Full case report
Mengi v Hermitage (No 2)
Reference  EWHC 3445 (QB)
Court High Court, Queen's Bench Division
Judge The Honourable Mr Justice Bean
Date of Judgment 30 Nov 2012
Libel – internet blog – justification – reply to attack qualified privilege
The Claimant is a prominent Tanzanian businessman who owns various media interests, including the Tanzanian ‘Guardian’ and ‘Nipashe’ newspapers, through his IPP group of companies. In 2004 the Defendant and her husband, Stewart Middleton, bought the lease to a farm in Tanzania from the Claimant’s brother, Benjamin Mengi. A dispute arose, in which Benjamin sought to have the lease assignment set aside. He mounted a campaign of harassment against Mr Middleton in particular, threatening to kill him, taking out vexatious court actions and involving the local police and courts in the issue of trumped up charges. Mr Middleton was as a result repeatedly arrested and then imprisoned. In 2008, the Defendant and Mr Middleton abandoned their farm and fled Tanzania in fear for their lives. In 2009 the Defendant set up a website which described the dispute. In relation to the Claimant, the Defendant alleged on her website that he had encouraged a campaign of “journalistic terrorism” in the form of deliberately inaccurate, abusive and defamatory attacks by his IPP media outlets against her and her husband, which campaign had facilitated Benjamin’s corruption of local officials and intimidation of the Defendant and Mr Middleton, and therefore assisted Benjamin in grabbing back the farm, and that the Claimant had “lied” during a meeting with the British High Commissioner to Tanzania in 2005, when he had made certain promises concerning the farm dispute and IPP’s coverage of it, which he had had no intention of keeping. The Defendant also made similar allegations in two emails about which the Claimant complained, which she sent to the Lutheran Church in Tanzania and to the African Media Initiative organisation.
Were the defences of justification and qualified privilege made out?
The allegations of IPP’s “journalistic terrorism”, and the Claimant’s support through it of his brother’s corrupt campaign to grab the farm were substantially true.
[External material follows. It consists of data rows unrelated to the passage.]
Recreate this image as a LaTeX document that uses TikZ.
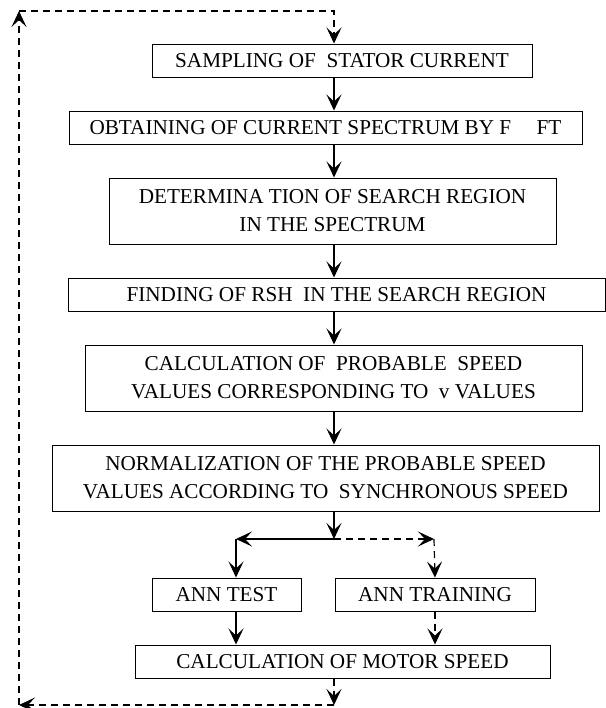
\documentclass[tikz,border=0pt]{standalone}
\usepackage{fontspec}
\setmainfont{Liberation Serif}
\usetikzlibrary{positioning,arrows.meta}

\begin{document}
\begin{tikzpicture}[
			x=0.5pt, y=-0.5pt,
			node distance={16.5pt},
			>={Stealth[length=8pt,width=7.5pt,inset=3.5pt]},
			main/.style = {draw, line width=0.5pt, inner sep=0pt, minimum height=16.5pt, align=center, font=\fontsize{10.6}{14}\selectfont},
			tall/.style = {main, minimum height=33pt},
			link/.style = {->, line width=0.6pt},
			back/.style = {link, dash pattern=on 3.5pt off 2.5pt}
		]
		\useasboundingbox (0,0) rectangle (606,708);
		\node[main, minimum width=190pt] (1) at (342,60.5) {SAMPLING OF~ STATOR CURRENT};
		\node[main, minimum width=256.5pt] (2) [below=of 1, xshift=-8.25pt] {OBTAINING OF CURRENT SPECTRUM BY F\hspace{1.2em}FT};
		\node[tall, minimum width=223.5pt] (3) [below=of 2, xshift=3.5pt] {DETERMINA TION OF SEARCH REGION\\IN THE SPECTRUM};
		\node[main, minimum width=268.5pt] (4) [below=of 3, xshift=2pt] {FINDING OF RSH~ IN THE SEARCH REGION};
		\node[tall, minimum width=248.5pt] (5) [below=of 4, xshift=-1.5pt] {CALCULATION OF~ PROBABLE~ SPEED\\VALUES CORRESPONDING TO~ v VALUES};
		\node[tall, minimum width=273.5pt] (6) [below=of 5, xshift=-4pt] {NORMALIZATION OF THE PROBABLE SPEED\\VALUES ACCORDING TO~ SYNCHRONOUS SPEED};
		\node[main, minimum width=74.5pt] (7) [below=33pt of 6, xshift=-49.5pt] {ANN TEST};
		\node[main, minimum width=100pt] (8) [right=of 7] {ANN TRAINING};
		\node[main, minimum width=207.5pt] (9) [below=of 7, xshift=58pt] {CALCULATION OF MOTOR SPEED};
		% branch and feedback corners
		\coordinate (j) at (334,539);
		\coordinate (l) at (236,539);
		\coordinate (r) at (434,539);
		\coordinate (p1) at (334,705);
		\coordinate (p2) at (19,705);
		\coordinate (p3) at (19,11);
		\coordinate (p4) at (334,11);
		\draw[link] (1.south -| p4) -- (2.north -| p4);
		\draw[link] (2.south -| p4) -- (3.north -| p4);
		\draw[link] (3.south -| p4) -- (4.north -| p4);
		\draw[link] (4.south -| p4) -- (5.north -| p4);
		\draw[link] (5.south -| p4) -- (6.north -| p4);
		\draw[link] (6.south -| j) -- (j);
		\draw[link] (j) -- (l);
		\draw[link] (l) -- (l |- 7.north);
		\draw[back] (j) -- (r);
		\draw[back] (r) -- (8.north);
		\draw[link] (7.south -| l) -- (9.north -| l);
		\draw[back] (8.south) -- (8.south |- 9.north);
		% loop back to the sampling step
		\draw[back] (9.south -| p1) -- (p1);
		\draw[back] (p1) -- (p2);
		\draw[back] (p2) -- (p3);
		\draw[back] (p3) -- (p4) -- (1.north -| p4);
	\end{tikzpicture}
\end{document}
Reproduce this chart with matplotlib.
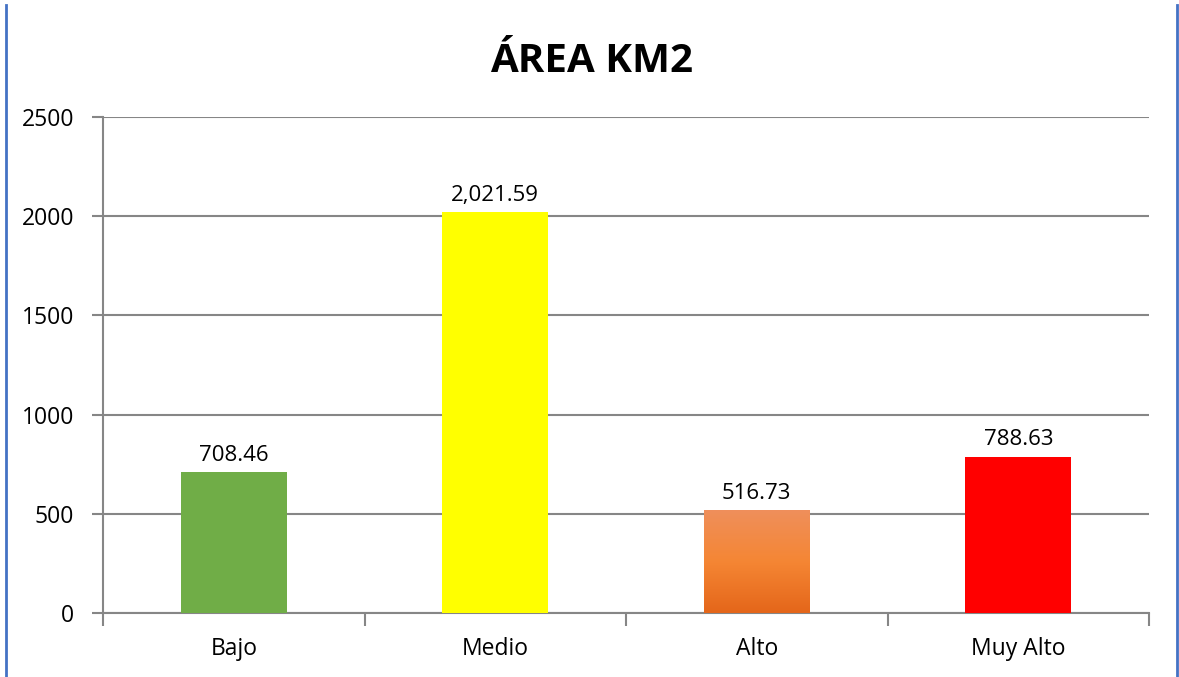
import matplotlib.pyplot as plt
import numpy as np
from matplotlib.lines import Line2D
from matplotlib.colors import LinearSegmentedColormap

categorias = ["Bajo", "Medio", "Alto", "Muy Alto"]
area = [708.46, 2021.59, 516.73, 788.63]
etiquetas = ["708.46", "2,021.59", "516.73", "788.63"]
colores = ["#70AD47", "#FFFF00", None, "#FF0000"]

plt.rcParams['font.family'] = ['Open Sans', 'DejaVu Sans']

fig = plt.figure(figsize=(11.79, 6.77), dpi=100)
ax = fig.add_axes([0.0874, 0.0945, 0.8872, 0.7327])

x = np.arange(len(categorias))
ancho = 0.405
barras = ax.bar(x, area, width=ancho, color=[c if c else "none" for c in colores],
                zorder=3)

# degradado naranja para "Alto"
cmap = LinearSegmentedColormap.from_list("naranja", ["#E4661A", "#F58634", "#EF8F5B"])
grad = np.linspace(0, 1, 256).reshape(-1, 1)
for b, c in zip(barras, colores):
    if c is None:
        ax.imshow(grad, cmap=cmap, origin="lower", aspect="auto", zorder=3,
                  extent=[b.get_x(), b.get_x() + b.get_width(), 0, b.get_height()])

for xi, v, t in zip(x, area, etiquetas):
    ax.annotate(t, (xi, v), xytext=(0, 8), textcoords="offset points",
                ha="center", va="baseline", fontsize=16, color="#000000")

ax.set_xlim(-0.5, 3.5)
ax.set_ylim(0, 2500)
ax.set_yticks([0, 500, 1000, 1500, 2000, 2500])
ax.set_xticks(np.arange(-0.5, 4, 1))
ax.set_xticklabels([])
ax.set_xticks(x, minor=True)
ax.set_xticklabels(categorias, minor=True, fontsize=16.5)
ax.tick_params(axis="x", which="major", length=9, width=1.5, color="#868686")
ax.tick_params(axis="x", which="minor", length=0, pad=17)
ax.tick_params(axis="y", length=8, width=1.5, color="#868686", labelsize=16.5, pad=13)

ax.grid(axis="y", color="#868686", linewidth=1.5, zorder=0)
ax.set_axisbelow(True)
for s in ["top", "right"]:
    ax.spines[s].set_visible(False)
for s in ["left", "bottom"]:
    ax.spines[s].set_color("#868686")
    ax.spines[s].set_linewidth(1.5)

fig.text(0.502, 1 - 72 / 677, "ÁREA KM2", ha="center", va="baseline",
         fontsize=29, fontweight="bold")

# bordes azules
fig.add_artist(Line2D([6 / 1179, 6 / 1179], [0, 1 - 5 / 677], color="#4472C4", linewidth=2))
fig.add_artist(Line2D([1177 / 1179, 1177 / 1179], [0, 1 - 5 / 677], color="#4472C4", linewidth=2))

fig.savefig("out.png", dpi=100)
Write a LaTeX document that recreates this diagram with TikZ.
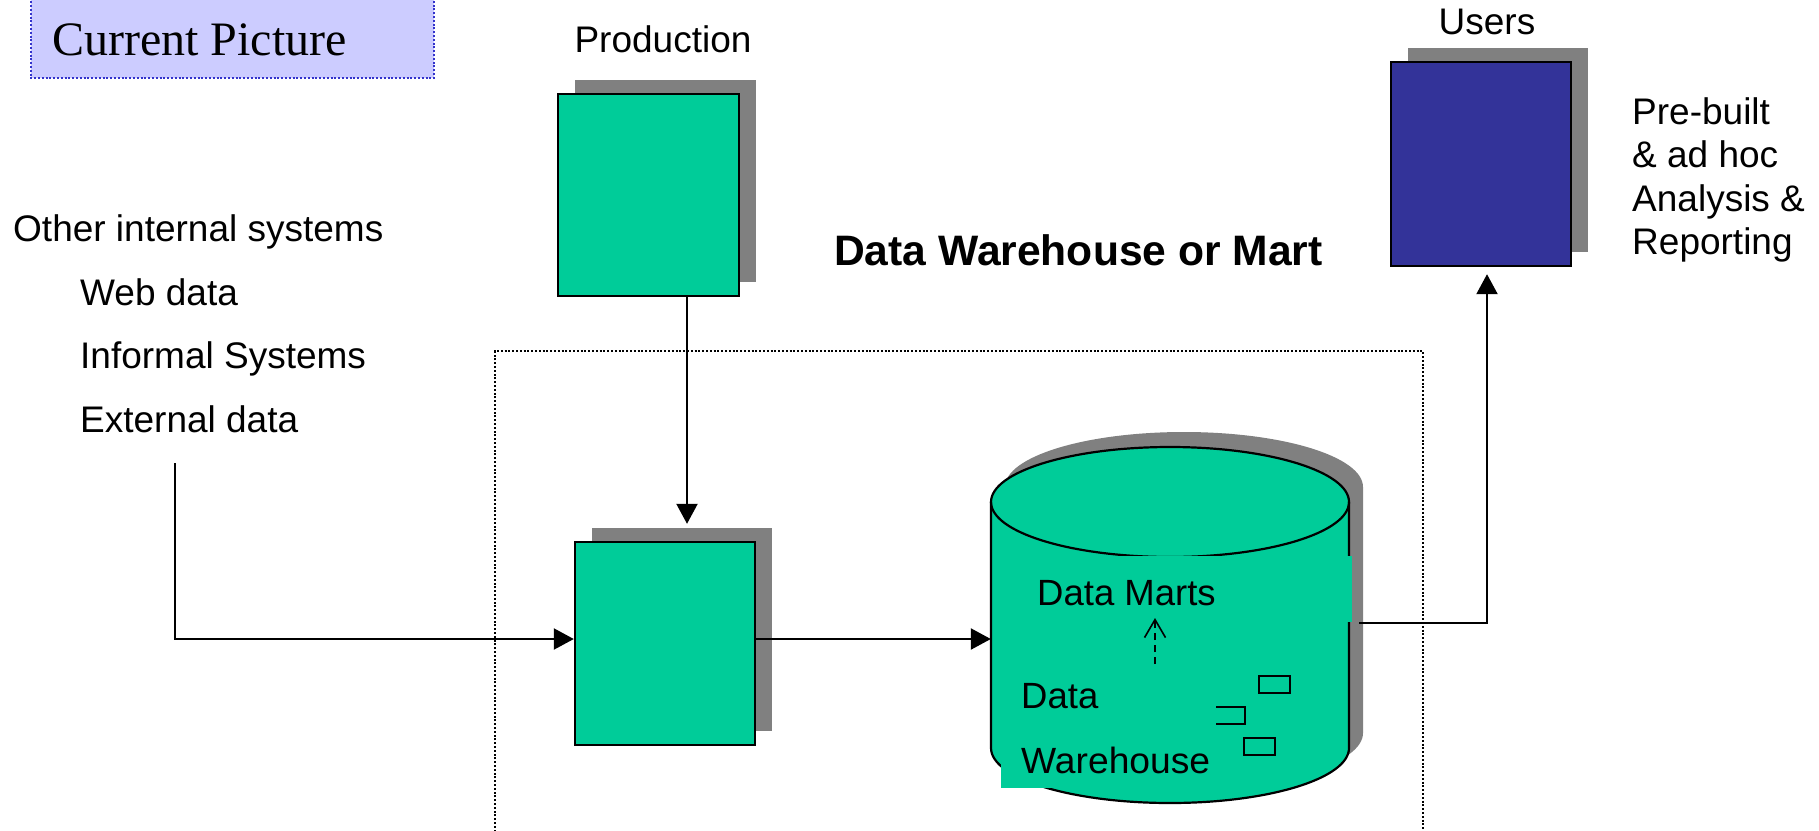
\documentclass[tikz,border=0pt]{standalone}
\usepackage{fontspec}
\setmainfont{Liberation Sans}
\newfontfamily\serifface{Liberation Serif}
\usetikzlibrary{arrows.meta,shadows}

\definecolor{boxgreen}{HTML}{00CC99}
\definecolor{shadegray}{HTML}{808080}
\definecolor{userblue}{HTML}{333399}
\definecolor{labelfill}{HTML}{CCCCFF}
\definecolor{labelline}{HTML}{3333CC}

\begin{document}
\begin{tikzpicture}[x=1pt,y=-1pt,
  txt/.style={font=\fontsize{37}{44}\selectfont, inner sep=0pt, anchor=base west},
  cyltxt/.style={font=\fontsize{36.5}{44}\selectfont, inner sep=0pt, anchor=base west},
  block/.style={draw=black, line width=2.4pt, inner sep=0pt,
    general shadow={shadow xshift=17pt, shadow yshift=14pt, fill=shadegray, draw=none}},
  conn/.style={line width=2.2pt, -{Triangle[length=20pt,width=21pt]}},
  dotline/.style={line width=2pt, dash pattern=on 2pt off 1.8pt},
  flowdash/.style={line width=1.6pt, dash pattern=on 7pt off 5pt,
    -{Straight Barb[length=18pt,width=21pt,line width=1.6pt]}},
  marker/.style={line width=2pt}
]
\useasboundingbox (0,0) rectangle (1819,830);
\clip (0,0) rectangle (1819,830);

% title box in the corner
\filldraw[fill=labelfill, draw=labelline, line width=2pt, dash pattern=on 2pt off 1.8pt]
  (31,-10) rectangle (434,78);
\node[inner sep=0pt, anchor=base west, font=\serifface\fontsize{48}{56}\selectfont]
  (cur) at (52,55) {Current Picture};

% dotted frame round the warehouse area
\draw[dotline] (495,900) |- (1423,351) -- (1423,900);

% source systems
\node[txt] (other) at (13,241) {Other internal systems};
\node[txt] (web) at (80,305) {Web data};
\node[txt] (informal) at (80,368) {Informal Systems};
\node[txt] (external) at (80,432) {External data};

% production, staging and users boxes
\node[txt, anchor=base] (prodlbl) at (663,52) {Production};
\node[block, fill=boxgreen, minimum width=181pt, minimum height=202pt] (prod) at (648.5,195) {};
\node[block, fill=boxgreen, minimum width=180pt, minimum height=203pt] (stage) at (665,643.5) {};
\node[txt, anchor=base] (userslbl) at (1487,34) {Users};
\node[block, fill=userblue, minimum width=180pt, minimum height=204pt] (users) at (1481,164) {};

\node[txt] (pre) at (1632,124) {Pre-built};
\node[txt] (adhoc) at (1632,167.5) {\& ad hoc};
\node[txt] (analysis) at (1632,211) {Analysis \&};
\node[txt] (reporting) at (1632,254.5) {Reporting};

\node[inner sep=0pt, anchor=base west, font=\bfseries\fontsize{42.6}{50}\selectfont]
  (title) at (834,265) {Data Warehouse or Mart};

% warehouse cylinder: shadow, body, top rim
\fill[shadegray, shift={(14,-15)}] (991,502) -- (991,748)
  arc[start angle=180, end angle=360, x radius=179pt, y radius=55pt]
  -- (1349,502)
  arc[start angle=0, end angle=180, x radius=179pt, y radius=55pt] -- cycle;
\filldraw[fill=boxgreen, draw=black, line width=2.2pt] (991,502) -- (991,748)
  arc[start angle=180, end angle=360, x radius=179pt, y radius=55pt]
  -- (1349,502)
  arc[start angle=0, end angle=180, x radius=179pt, y radius=55pt] -- cycle;
\draw[line width=2.2pt] (991,502)
  arc[start angle=180, end angle=360, x radius=179pt, y radius=55pt];
\node[inner sep=0pt, minimum width=358pt, minimum height=274pt] (dw) at (1170,639) {};

% filled text panels inside the cylinder
\fill[boxgreen] (1020,555.5) rectangle (1351.5,622);
\fill[boxgreen] (1001,690) rectangle (1200,788);

\node[cyltxt] (dm) at (1037,605) {Data Marts};
\node[cyltxt] (dwa) at (1021,708) {Data};
\node[cyltxt] (dwb) at (1021,773) {\scalebox{1.02}[1]{Warehouse}};

% little tables inside the warehouse
\draw[marker] (1259,676) rectangle (1290,693);
\draw[marker] (1216,707) -- (1245,707) -- (1245,724) -- (1216,724);
\draw[marker] (1244,738) rectangle (1275,755);

% load from warehouse into the marts
\coordinate (wfoot) at (1155,664);
\coordinate (wtip) at (1155,618);
\draw[flowdash] (wfoot) -- (wtip);

% connectors
\coordinate (src) at (175,463);
\coordinate (prodin) at ([shift={(22pt,17pt)}]stage.north);
\draw[conn] (prod.south -| prodin) -- (prodin);
\draw[conn] (src) |- ([yshift=4.5pt]stage.west);
\draw[conn] ([yshift=4.5pt]stage.east) -- (dw.west);
\draw[conn] ([shift={(10pt,16pt)}]dw.east) -| ([shift={(6pt,-7pt)}]users.south);
\end{tikzpicture}
\end{document}
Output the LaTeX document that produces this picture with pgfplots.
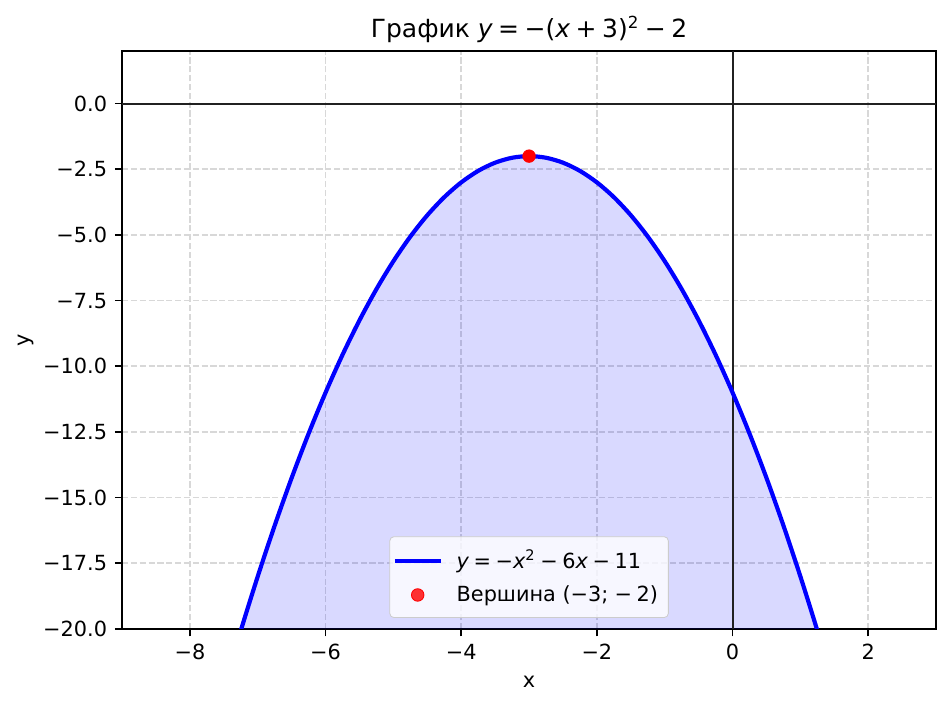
\documentclass[border=0pt]{standalone}
\usepackage{fontspec}
\setmainfont{DejaVu Sans}
\usepackage{pgfplots}
\pgfplotsset{compat=1.18}
\usepackage{pgfplotstable}
\definecolor{gridc}{RGB}{216,216,216}
\definecolor{legframe}{RGB}{204,204,204}
\newcommand{\op}{\hspace{0.22em}}
\pgfplotsset{
  lineleg/.style={legend image code/.code={\draw[##1] (0pt,0pt) -- (22pt,0pt);}},
  markleg/.style={legend image code/.code={\draw[mark repeat=2, mark phase=2, ##1] plot coordinates {(0pt,0pt) (11pt,0pt) (22pt,0pt)};}},
}
\pgfplotstableread{
x y
-7.5 -22.25
-7.25 -20.0625
-7 -18
-6.75 -16.0625
-6.5 -14.25
-6.25 -12.5625
-6 -11
-5.75 -9.5625
-5.5 -8.25
-5.25 -7.0625
-5 -6
-4.75 -5.0625
-4.5 -4.25
-4.25 -3.5625
-4 -3
-3.75 -2.5625
-3.5 -2.25
-3.25 -2.0625
-3 -2
-2.75 -2.0625
-2.5 -2.25
-2.25 -2.5625
-2 -3
-1.75 -3.5625
-1.5 -4.25
-1.25 -5.0625
-1 -6
-0.75 -7.0625
-0.5 -8.25
-0.25 -9.5625
0 -11
0.25 -12.5625
0.5 -14.25
0.75 -16.0625
1 -18
1.25 -20.0625
1.5 -22.25
}\curve
\pgfplotstableread{
x y
-7.5 -30
-7.5 -22.25
-7.25 -20.0625
-7 -18
-6.75 -16.0625
-6.5 -14.25
-6.25 -12.5625
-6 -11
-5.75 -9.5625
-5.5 -8.25
-5.25 -7.0625
-5 -6
-4.75 -5.0625
-4.5 -4.25
-4.25 -3.5625
-4 -3
-3.75 -2.5625
-3.5 -2.25
-3.25 -2.0625
-3 -2
-2.75 -2.0625
-2.5 -2.25
-2.25 -2.5625
-2 -3
-1.75 -3.5625
-1.5 -4.25
-1.25 -5.0625
-1 -6
-0.75 -7.0625
-0.5 -8.25
-0.25 -9.5625
0 -11
0.25 -12.5625
0.5 -14.25
0.75 -16.0625
1 -18
1.25 -20.0625
1.5 -22.25
1.5 -30
}\fillarea
\pgfplotstableread{
x y
-3 -2
}\vertex
\begin{document}
\begin{tikzpicture}
\begin{axis}[
  scale only axis,
  width=390.7pt, height=277.4pt,
  xmin=-9, xmax=3, ymin=-20, ymax=2,
  xtick={-8,-6,-4,-2,0,2},
  xticklabels={−8,−6,−4,−2,0,2},
  ytick={-20,-17.5,-15,-12.5,-10,-7.5,-5,-2.5,0},
  yticklabels={−20.0,−17.5,−15.0,−12.5,−10.0,−7.5,−5.0,−2.5,0.0},
  xtick pos=bottom, ytick pos=left,
  tick align=outside,
  major tick length=3.5pt,
  tick style={black, line width=0.8pt},
  axis line style={black, line width=0.8pt},
  tick label style={font=\fontsize{10}{12}\selectfont, text=black},
  xticklabel style={inner sep=0pt, yshift=-3.5pt},
  yticklabel style={inner sep=0pt, xshift=-3.5pt},
  grid=major,
  major grid style={gridc, line width=0.8pt, dash pattern=on 2.96pt off 1.28pt},
  xlabel={x}, ylabel={y},
  label style={font=\fontsize{10}{12}\selectfont},
  xlabel style={at={(axis description cs:0.5,0)}, anchor=base, xshift=0pt, yshift=-28.3pt},
  ylabel style={at={(axis description cs:-0.1177,0.5)}, anchor=center, xshift=0pt, yshift=0pt},
  title={График {\itshape y}\op=\op−({\itshape x}\op+\op3)\textsuperscript{2}\op−\op2},
  title style={font=\fontsize{12}{14}\selectfont, at={(axis description cs:0.5,1)}, anchor=base, xshift=0pt, yshift=0.7pt},
  legend cell align=left,
  legend style={at={(0.5,0.019)}, anchor=south, font=\fontsize{10}{12}\selectfont,
    draw=legframe, fill=white, fill opacity=0.8, draw opacity=1, text opacity=1,
    rounded corners=2pt, inner xsep=1.4pt, inner ysep=4.3pt, row sep=2.8pt,
    nodes={inner xsep=3.5pt},
    /tikz/every odd column/.append style={column sep=3.2pt}},
]
\addplot[draw=none, fill=blue, fill opacity=0.15, forget plot] table {\fillarea} -- cycle;
\addplot[black!87, line width=1pt, forget plot] coordinates {(-9,0) (3,0)};
\addplot[black!87, line width=1pt, forget plot] coordinates {(0,-20) (0,2)};
\addplot[blue, line width=2pt, smooth, lineleg] table {\curve};
\addlegendentry{{\itshape y}\op=\op−{\itshape x}\textsuperscript{2}\op−\op6{\itshape x}\op−\op11}
\addplot[only marks, mark=*, mark size=3pt, red, mark options={draw=red, fill=red}, markleg] table {\vertex};
\addlegendentry{Вершина (−3;\hspace{0.3em}−\op2)}
\coordinate (bl) at (rel axis cs:0,0);
\coordinate (tr) at (rel axis cs:1,1);
\end{axis}
\pgfresetboundingbox
\path ([shift={(-58.6pt,-37.4pt)}]bl) rectangle ([shift={(6.7pt,24.5pt)}]tr);
\end{tikzpicture}
\end{document}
The Defendant’s claims as to what the Claimant had promised at the meeting with the High Commissioner were not entirely true, but to the extent they were not justified at common law the Defendant succeeded under section 5 of the Defamation Act 1952, since the proved allegations that the Claimant had encouraged or knowingly permitted and approved of his newspapers’ defamatory campaign, and by doing so facilitated Benjamin’s campaign of corruption and intimidation, were far more serious than the allegations of making false promises. Further, the Defendant’s replies, in the form of her website blog and the emails, to the IPP media attacks on her and Mr Middleton were reasonable, proportionate and relevant, so that the defence of reply to attack qualified privilege applied. The protection was not lost because the Defendant had not published her response earlier; and it was not lost either because the Defendant’s response amounted to more than one “shot” (Heytesbury Holdings Pty Ltd v City of Subiaco and Costa  WASC 183 considered). Nor was the Defendant guilty of malice.
At the pre-trial review, notwithstanding that the Claimant’s evidence failed to identify any substantial readership of the blog historically, the court declined to strike out the action as a Jameel abuse on the footing that the words complained of remained posted on the Internet. The action therefore proceeded to a hotly contested full trial, at which the trial judge also noted that there was no evidence that the website postings, the latest of them having been made in 2010, had caused or are likely to cause serious harm to the Claimant’s reputation. The trial judge also pointed out, however, that had section 1 of the current Defamation Bill already been enacted, the position as to striking out might well have been different.